The Distance Sensor adds another layer of complexity here. When it detects you have stepped away from the monitor, it can trigger the Pixel Refresher automatically – which sounds sensible in theory. In practice, if you come back and want to interrupt a refresh that’s already underway, you will find the monitor unwilling to do so. You either wait it out or force the monitor off and back on, neither of which is ideal.

OLED Expert is described in its on-screen prompt as performing an “OLED professional compensation,” which doesn’t tell you a great deal. It appears to be a shorter panel maintenance routine compared to the full Pixel Refresher, likely intended for situations where you notice image retention or uniformity issues during use. We left it on Auto and didn’t have any issues.

Auto Brightness is perhaps the most noticeable quirk in day-to-day use. Even with the setting turned off, the display will still dim meaningfully if it detects a largely static image on screen for an extended period – and this is particularly pronounced with bright, white-heavy content like a word processor or a browser with lots of text. Writing this review, for instance, the panel became visibly dimmer after 5 or so mins. It recovers as soon as the image starts moving again, so in practice it’s more of a mild annoyance than a genuine problem, but it can be disconcerting if you are not expecting it.

One additional issue worth flagging, even if it isn’t fully reproducible. On several occasions, waking the monitor from standby using the input selection button on the remote triggered a series of visual glitches – the OSD cycling in and out erratically, artifacts appearing on screen, and the display generally behaving as though it couldn’t decide what state it was supposed to be in. Getting it back to normal required repeatedly pressing the power button until the display shuts off. This didn’t happen consistently, and interestingly, it seemed to stop occurring after switching the USB Sleep Power option to Off in the Advanced Settings menu. Whether that was the actual cause or simply a coincidence, we can’t say with certainty, but if you run into similar behavior, that setting is worth trying first.

The Verdict

The KTC G32P5 is a monitor that gets a lot of the important things right, and stumbles on some of the things that shouldn’t be this hard to get right at this price point.

The display itself is genuinely excellent. The W-OLED MLA+ panel delivers the infinite contrast and vivid colors that make OLED worth pursuing in the first place, HDR content looks spectacular, and the combination of 4K at 240Hz and 1080p at 480Hz gives you meaningful flexibility depending on what you’re doing. The feature list — USB-C with 65W PD, built-in KVM, integrated speakers, remote control, human presence sensor, RGB lighting — is the kind of package you’d expect from a monitor costing significantly more, and the fact that KTC has bundled all of it together at around AED 2,938 is genuinely impressive.
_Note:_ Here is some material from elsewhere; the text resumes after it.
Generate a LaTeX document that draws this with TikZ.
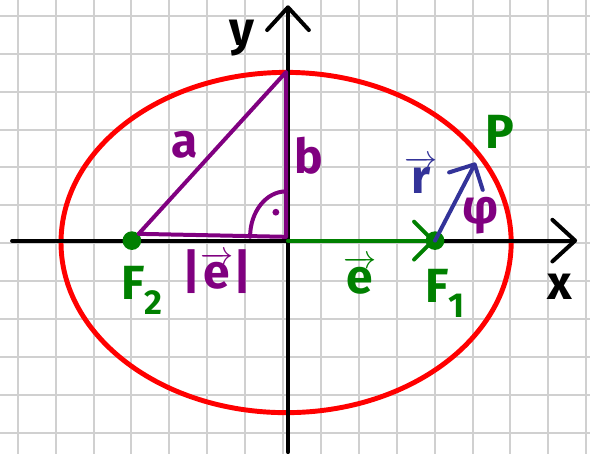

But then there’s the other side of the ledger. The lack of per-input memory is a real problem for anyone running more than one device, and it’s the sort of thing that will grind on you every single day. The Pixel Refresher pop-up management needs work. The OSD joystick placement is awkward. The standby glitching, even if it has a workaround, shouldn’t be something a user has to discover and troubleshoot themselves. And the brightness dimming behavior on static content, while understandable from an OLED longevity standpoint, is more aggressive than it needs to be.
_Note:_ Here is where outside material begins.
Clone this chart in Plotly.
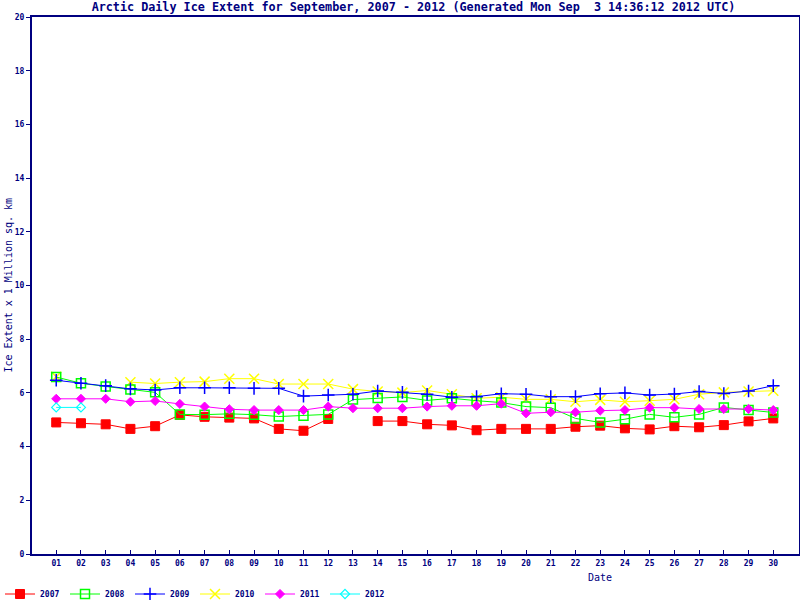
import plotly.graph_objects as go

days = list(range(1, 31))
day_labels = [f"{d:02d}" for d in days]

y2007 = [4.90, 4.87, 4.83, 4.66, 4.76, 5.18, 5.11, 5.08, 5.05, 4.66,
         4.59, 5.03, None, 4.95, 4.95, 4.83, 4.79, 4.61, 4.66, 4.66,
         4.66, 4.74, 4.78, 4.68, 4.64, 4.76, 4.72, 4.80, 4.94, 5.05]
y2008 = [6.59, 6.36, 6.24, 6.13, 6.02, 5.20, 5.19, 5.22, 5.19, 5.12,
         5.15, 5.20, 5.75, 5.81, 5.85, 5.72, 5.80, 5.71, 5.64, 5.49,
         5.45, 5.05, 4.90, 5.02, 5.20, 5.09, 5.20, 5.46, 5.36, 5.27]
y2009 = [6.47, 6.36, 6.27, 6.15, 6.11, 6.19, 6.19, 6.19, 6.17, 6.17,
         5.88, 5.92, 5.95, 6.07, 6.02, 5.95, 5.84, 5.86, 5.97, 5.95,
         5.86, 5.86, 5.97, 6.00, 5.92, 5.96, 6.05, 5.98, 6.07, 6.27]
y2010 = [6.60, None, None, 6.40, 6.35, 6.40, 6.42, 6.53, 6.53, 6.33,
         6.33, 6.33, 6.14, 6.05, 6.01, 6.09, 5.95, 5.80, 5.84, 5.76,
         5.76, 5.67, 5.74, 5.67, 5.71, 5.76, 5.95, 6.02, 6.05, 6.08]
y2011 = [5.78, 5.78, 5.78, 5.67, 5.70, 5.59, 5.49, 5.39, 5.36, 5.36,
         5.36, 5.49, 5.43, 5.43, 5.43, 5.49, 5.52, 5.52, 5.60, 5.24,
         5.28, 5.28, 5.34, 5.36, 5.45, 5.45, 5.40, 5.40, 5.40, 5.36]
y2012 = [5.46, 5.46]

NAVY = "#000080"
FONT = "DejaVu Sans Mono"

series = [
    # name, values, color, symbol, size, line width, legend rank
    ("2007", y2007, "#FF0000", "square", 9, 1, 1),
    ("2010", y2010, "#FFFF00", "x-thin", 10, 1.5, 4),
    ("2008", y2008, "#00FF00", "square-open", 9, 1.5, 2),
    ("2009", y2009, "#0000FF", "cross-thin", 9, 1.5, 3),
    ("2011", y2011, "#FF00FF", "diamond", 7, 1, 5),
    ("2012", y2012, "#00FFFF", "diamond-open", 7, 1.2, 6),
]

fig = go.Figure()
for name, vals, color, sym, size, lw, rank in series:
    fig.add_trace(go.Scatter(
        x=days[:len(vals)], y=vals, name=name, mode="lines+markers",
        line=dict(color=color, width=1),
        marker=dict(symbol=sym, size=size, color=color,
                    line=dict(color=color, width=lw)),
        connectgaps=False, legendrank=rank,
    ))

fig.update_layout(
    width=800, height=600,
    margin=dict(l=32, r=1, t=17, b=46, autoexpand=False),
    plot_bgcolor="white", paper_bgcolor="white",
    title=dict(
        text="Arctic Daily Ice Extent for September, 2007 - 2012 (Generated Mon Sep\u00a0 3 14:36:12 2012 UTC)",
        x=413.5 / 800, xanchor="center", y=1 - 7 / 600, yanchor="middle",
        font=dict(family=FONT, size=11.75, color=NAVY, weight="bold"),
        automargin=False,
    ),
    xaxis=dict(
        range=[0.02, 31.04], tickvals=days, ticktext=day_labels,
        showgrid=False, zeroline=False, showline=True, mirror=True,
        linecolor=NAVY, linewidth=2, ticks="inside", ticklen=4,
        tickcolor=NAVY, tickwidth=1, automargin=False,
        tickfont=dict(family=FONT, size=8, color=NAVY, weight="bold"),
    ),
    yaxis=dict(
        range=[0, 20], tickvals=list(range(0, 21, 2)),
        showgrid=False, zeroline=False, showline=True, mirror=True,
        linecolor=NAVY, linewidth=2, ticks="outside", ticklen=4,
        tickcolor=NAVY, tickwidth=1, automargin=False,
        tickfont=dict(family=FONT, size=8, color=NAVY, weight="bold"),
    ),
    showlegend=True,
    legend=dict(
        orientation="h", x=-32 / 767, xanchor="left",
        y=-(594 - 554) / 537, yanchor="middle",
        font=dict(family=FONT, size=8, color=NAVY, weight="bold"),
        entrywidth=20, entrywidthmode="pixels",
        bgcolor="rgba(0,0,0,0)", borderwidth=0,
        tracegroupgap=0,
    ),
    annotations=[
        dict(text="Ice Extent x 1 Million sq. km", textangle=-90,
             xref="paper", yref="paper", x=-24 / 767, y=0.5,
             xanchor="center", yanchor="middle", showarrow=False,
             font=dict(family=FONT, size=10, color=NAVY)),
        dict(text="Date", xref="paper", yref="paper",
             x=(600 - 32) / 767, y=-(577 - 554) / 537,
             xanchor="center", yanchor="middle", showarrow=False,
             font=dict(family=FONT, size=10, color=NAVY)),
    ],
)

fig.write_html(
    "out.html",
    config={"displayModeBar": False},
    post_script="document.body.style.margin='0';document.body.style.overflow='hidden';",
)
None of these issues are fatal, and for a single-PC gaming setup where you’re not constantly switching between different input configurations, most of them fade into the background. The display quality alone makes a strong case for the G32P5 in that context. But for users who want a versatile desktop monitor that handles multiple devices gracefully and just works without friction, the G32P5 asks for a bit more patience than it should.